O pânico me atingiu como um raio. O corpo reagiu antes da mente. Sem dizer nada, usei braços e pernas para escalar o bote com toda a energia que me restava.

Quando finalmente apoiei os pés a bordo, tentei agradecer. Mas o mundo girou e tudo ficou escuro.

Quando voltei a abrir os olhos, já estava no hospital.

E, para minha surpresa, Ícaro estava ao lado da cama.

Assim que percebeu que eu acordara, sua voz cortou o silêncio com uma frieza cruel:

— Solene, tem ideia do que você fez?

Tentei me levantar, mas cada parte do meu corpo doía como se tivesse sido atropelada por uma tormenta. Ícaro me observava com desdém.

— Fingir fraqueza agora? Pra quê?

— Você empurrou a Diana no mar. E depois tentou se afogar pra fugir da culpa. Isso é mais do que crueldade, é doentio!

— Sabia que você quase matou minha mãe? Quase matou o André? Os dois ainda estão inconscientes! Se algo acontecer com eles, eu faço questão que você pague com a própria vida!

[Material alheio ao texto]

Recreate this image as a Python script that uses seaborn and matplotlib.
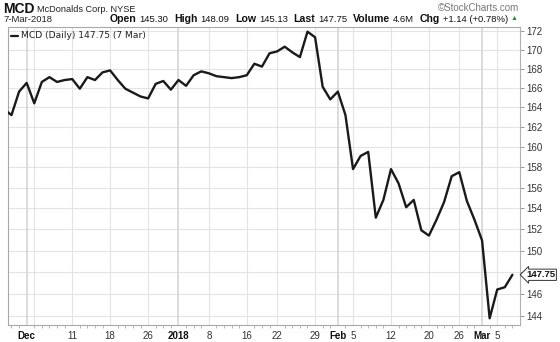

Assim que ele terminou de falar, a porta do quarto rangeu. Diana entrou, os olhos marejados, e caiu de joelhos bem à frente da minha cama.

— Você me odeia por eu ter dividido o amor do Ícaro. Mas eu não vou mais atrapalhar vocês. Eu vou embora, tá bom? — A voz dela saía entrecortada. — Só te peço uma coisa: que daqui pra frente você seja uma boa pessoa. Não use mais o nome da Sra. Cintra pra fazer maldades como essa!

Dizendo isso, levantou-se às pressas e correu em direção à porta.

Ícaro a segurou pelo braço antes que saísse.

— Você não precisa ir embora. Quem tem que sair é essa víbora da Solene!

Foi então que consegui me erguer, mesmo cambaleante. Fiquei de pé, encarando o par romântico à minha frente com uma frieza cortante.

Abri a boca para falar, mas Diana deu um grito, recuando um passo:

— Ícaro, ela vai me bater de novo! Eu tô com medo!

A raiva cegou Ícaro. Sem pensar, ele me desferiu um pontapé.

Não consegui desviar. O impacto me lançou contra a cama, e caí no chão, sentindo um estalo surdo percorrer minhas costas.

Uma dor lancinante, como se meus ossos se partissem, me atravessou. Logo depois, senti algo quente escorrendo entre minhas pernas.

— O bebê... Ícaro... o nosso bebê...

Ele continuava abraçando Diana, e o olhar que me lançou era o de um inimigo mortal.

— Para de fingir! Você sempre fez isso pra incriminar a Diana. Acha mesmo que eu vou cair de novo nessa encenação?

Me virou as costas, ignorando meus gemidos. Diante dos meus olhos, ergueu Diana nos braços.

— Você passou por muita coisa hoje. Vou te levar pra casa.